## [Exercise instructions]
Begin with the line containing "Clone this chart in matplotlib." and end with the line containing "import matplotlib.pyplot as plt"; set down that block verbatim and nothing else.
[Begin The data]
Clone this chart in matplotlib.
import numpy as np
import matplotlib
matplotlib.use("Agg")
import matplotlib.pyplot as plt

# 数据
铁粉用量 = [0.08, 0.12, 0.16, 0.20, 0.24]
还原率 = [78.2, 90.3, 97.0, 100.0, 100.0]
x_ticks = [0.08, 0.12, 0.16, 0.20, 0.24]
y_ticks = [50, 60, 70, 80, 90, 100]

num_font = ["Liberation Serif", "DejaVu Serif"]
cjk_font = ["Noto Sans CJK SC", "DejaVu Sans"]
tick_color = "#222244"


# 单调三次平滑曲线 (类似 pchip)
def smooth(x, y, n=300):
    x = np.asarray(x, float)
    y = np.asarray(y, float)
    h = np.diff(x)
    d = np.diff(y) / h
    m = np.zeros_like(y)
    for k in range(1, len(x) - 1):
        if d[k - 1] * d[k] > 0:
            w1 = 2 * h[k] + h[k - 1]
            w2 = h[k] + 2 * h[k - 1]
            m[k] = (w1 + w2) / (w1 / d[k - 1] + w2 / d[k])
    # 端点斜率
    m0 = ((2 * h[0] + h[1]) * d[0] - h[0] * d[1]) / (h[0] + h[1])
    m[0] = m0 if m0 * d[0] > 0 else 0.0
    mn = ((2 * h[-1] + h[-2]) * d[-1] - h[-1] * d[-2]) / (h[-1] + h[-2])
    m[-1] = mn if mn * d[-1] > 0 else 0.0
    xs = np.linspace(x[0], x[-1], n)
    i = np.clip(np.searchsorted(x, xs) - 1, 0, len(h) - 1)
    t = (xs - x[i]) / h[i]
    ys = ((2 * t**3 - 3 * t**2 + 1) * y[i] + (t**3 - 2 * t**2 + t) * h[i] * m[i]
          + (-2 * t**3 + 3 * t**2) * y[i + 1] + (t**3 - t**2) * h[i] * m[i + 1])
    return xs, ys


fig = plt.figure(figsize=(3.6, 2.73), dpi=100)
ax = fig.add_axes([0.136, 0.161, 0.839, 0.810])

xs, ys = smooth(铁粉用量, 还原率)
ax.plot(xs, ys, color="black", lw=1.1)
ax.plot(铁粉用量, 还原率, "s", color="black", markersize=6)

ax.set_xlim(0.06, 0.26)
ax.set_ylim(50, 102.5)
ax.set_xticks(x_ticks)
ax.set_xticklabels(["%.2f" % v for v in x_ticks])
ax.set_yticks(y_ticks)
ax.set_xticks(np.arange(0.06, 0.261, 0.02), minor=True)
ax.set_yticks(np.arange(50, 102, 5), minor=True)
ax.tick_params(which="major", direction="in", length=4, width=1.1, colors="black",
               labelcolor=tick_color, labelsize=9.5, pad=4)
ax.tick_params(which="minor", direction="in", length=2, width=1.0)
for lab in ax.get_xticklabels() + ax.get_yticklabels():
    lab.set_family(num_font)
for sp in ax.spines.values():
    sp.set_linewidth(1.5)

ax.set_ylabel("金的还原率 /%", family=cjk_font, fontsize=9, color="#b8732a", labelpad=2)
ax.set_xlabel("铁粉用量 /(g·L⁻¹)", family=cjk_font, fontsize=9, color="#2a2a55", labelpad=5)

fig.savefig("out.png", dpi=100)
[End The data]
[Begin The data]
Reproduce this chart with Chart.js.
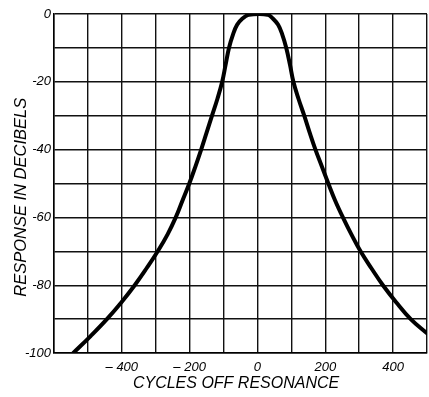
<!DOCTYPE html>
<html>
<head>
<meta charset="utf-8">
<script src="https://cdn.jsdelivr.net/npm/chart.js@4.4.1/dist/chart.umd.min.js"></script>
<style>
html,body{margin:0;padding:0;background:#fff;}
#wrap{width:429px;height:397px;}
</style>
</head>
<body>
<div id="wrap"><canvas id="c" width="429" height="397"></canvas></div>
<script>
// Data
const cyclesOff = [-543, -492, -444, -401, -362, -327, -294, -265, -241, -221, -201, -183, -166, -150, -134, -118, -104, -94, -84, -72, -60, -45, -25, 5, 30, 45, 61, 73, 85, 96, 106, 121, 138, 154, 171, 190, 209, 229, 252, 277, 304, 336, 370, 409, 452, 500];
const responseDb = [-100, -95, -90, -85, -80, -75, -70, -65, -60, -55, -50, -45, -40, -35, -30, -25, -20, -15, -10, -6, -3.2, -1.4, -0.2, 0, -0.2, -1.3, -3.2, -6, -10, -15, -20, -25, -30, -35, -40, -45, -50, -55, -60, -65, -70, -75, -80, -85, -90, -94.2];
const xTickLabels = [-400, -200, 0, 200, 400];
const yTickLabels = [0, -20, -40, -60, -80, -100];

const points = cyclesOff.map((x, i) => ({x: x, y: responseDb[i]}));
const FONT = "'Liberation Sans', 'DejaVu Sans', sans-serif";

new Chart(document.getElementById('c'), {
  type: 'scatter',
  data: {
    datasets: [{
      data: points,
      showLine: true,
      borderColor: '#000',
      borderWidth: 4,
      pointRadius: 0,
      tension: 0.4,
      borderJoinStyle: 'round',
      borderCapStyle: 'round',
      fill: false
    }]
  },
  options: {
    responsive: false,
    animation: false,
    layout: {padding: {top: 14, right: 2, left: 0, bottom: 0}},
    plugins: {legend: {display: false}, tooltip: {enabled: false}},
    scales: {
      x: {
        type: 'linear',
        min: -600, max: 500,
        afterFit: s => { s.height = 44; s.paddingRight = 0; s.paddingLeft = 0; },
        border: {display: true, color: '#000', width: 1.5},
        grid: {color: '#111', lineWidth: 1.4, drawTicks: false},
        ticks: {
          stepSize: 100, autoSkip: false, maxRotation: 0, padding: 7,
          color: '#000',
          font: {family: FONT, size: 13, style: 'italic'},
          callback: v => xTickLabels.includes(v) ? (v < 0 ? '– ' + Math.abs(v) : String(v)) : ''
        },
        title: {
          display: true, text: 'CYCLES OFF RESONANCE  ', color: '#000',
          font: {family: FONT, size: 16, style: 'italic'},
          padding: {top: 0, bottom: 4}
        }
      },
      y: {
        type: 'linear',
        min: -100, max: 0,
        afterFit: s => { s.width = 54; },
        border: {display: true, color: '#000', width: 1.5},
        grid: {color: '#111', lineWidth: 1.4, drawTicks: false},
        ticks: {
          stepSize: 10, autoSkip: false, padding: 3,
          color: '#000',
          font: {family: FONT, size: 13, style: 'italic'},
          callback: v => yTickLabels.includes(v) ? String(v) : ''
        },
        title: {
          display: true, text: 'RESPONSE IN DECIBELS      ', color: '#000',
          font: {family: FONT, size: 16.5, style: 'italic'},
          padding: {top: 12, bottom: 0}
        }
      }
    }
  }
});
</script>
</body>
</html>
[End The data]
## [Solution for this exercise]
Clone this chart in matplotlib.
import numpy as np
import matplotlib
matplotlib.use("Agg")
import matplotlib.pyplot as plt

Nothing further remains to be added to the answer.